Hass knows he has just as good of a shot at a gold buckle as any other bulldogger.

“If a guy can get on a roll out there and do well, it’s anybody’s ball game,” said Hass, who will celebrate his 21st birthday during the Finals on Dec. 9. “I’m just going to stay focused and be aggressive. That arena is small out there, and if you miss the barrier, it’ll cost you.”

Hass will have ProRodeo Hall of Famer Ote Berry alongside him at the Thomas & Mack Center as his hazer, and World Champion Steer Wrestler Byron Walker is also helping him prepare for the 10-day finale.

His qualification has also been a thrill for Hass’ family.

“Heck, they might be more excited than I am,” Hass said. “They’re tickled to death. My mom and dad will be out there the whole time, and it’ll be awesome for them to take it all in.”

Being able to experience his first Finals with his parents will be a special experience for the bulldogger.

“They’ve sacrificed a lot for me growing up and during my career, and for me to be where I am, it’s something for them to be able to come out there and watch me perform,” he said. “Gosh, all of the money they’ve spent on me rodeoing growing up, it’s paid off.”

Bulldogger Clayton Hass will enter his first Wrangler NFR ranked fifth and with a legitimate shot at a gold buckle.  --PRCA photo by WT Bruce

Bulldogger Clayton Hass will enter his first Wrangler NFR ranked fifth and with a legitimate shot at a gold buckle. –PRCA photo by WT Bruce

Bull rider Tim Bingham has not been able to get the Wrangler NFR off his mind since his qualification was official at the end of September.

“I haven’t quit thinking about it since Omaha’s been over, really,” said Bingham, of Honeyville, Utah. “I’m excited, and it’s coming soon.”

Tim Bingham

Tim Bingham

As is the case with most bull riders, staying healthy has been a big key for the 23-year-old Bingham.

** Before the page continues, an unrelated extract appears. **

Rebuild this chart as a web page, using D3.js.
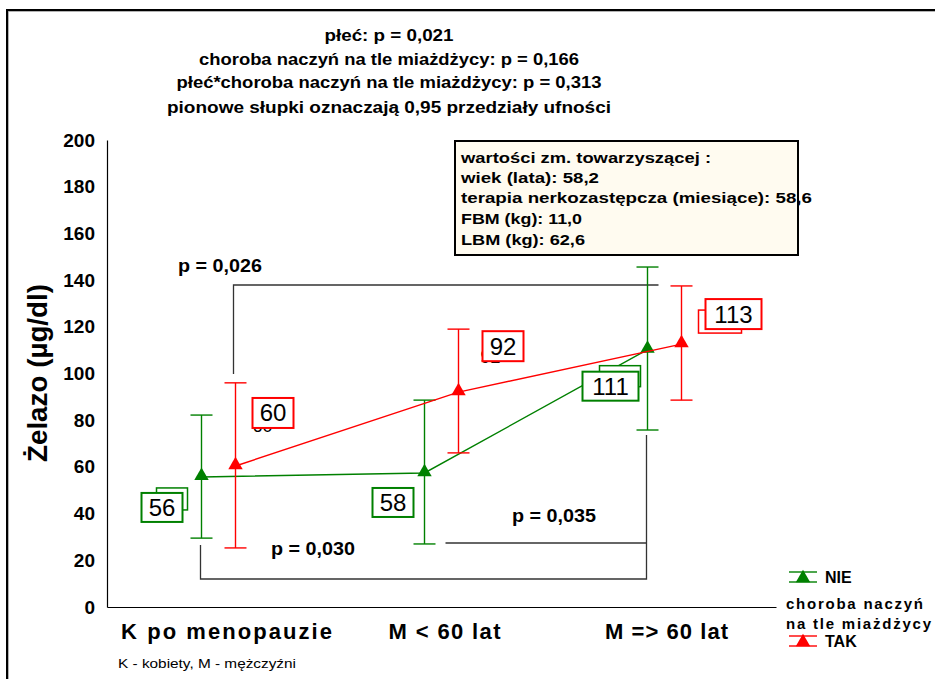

“I finally was able to string more rides together, and my wins, instead of high 80s or 90-point rides at smaller rodeos – which do add up – I was able to make good rides for a lot bigger checks this year,” he said. “So, I’ve been able to make more money, and I didn’t take one doctor’s release this year and never had to sit out any all year. That’s probably the biggest difference for this year to past years.”

Bingham enters this year’s Finals fourth in the standings with $85,634, and while he trails world standings leader Sage Kimzey by $57,531, he knows a gold buckle isn’t out of the question.

“A lot of people see Sage out there with a big lead, and what they don’t realize is a guy could go out there and win $150,000, so $50,000 really isn’t that much,” Bingham said. “I’m not hoping bad against him, and he’d have to stub his toe, for sure, for that to happen, but that’s the thing about the NFR. Not only is it the Finals, but it’s a game-changer that shows it’s not really over until it’s over.

“I look at it as I better step my game up, because it is still possible. It motivates me to do better.”

No matter how much they mentally prepare for what is to come, Wrangler NFR first-timers will be aglow in the splendor of finally experiencing the sport’s crown jewel.

“It’s really happening, and I’ve really accomplished a dream and a lifelong goal,” O’Connell said.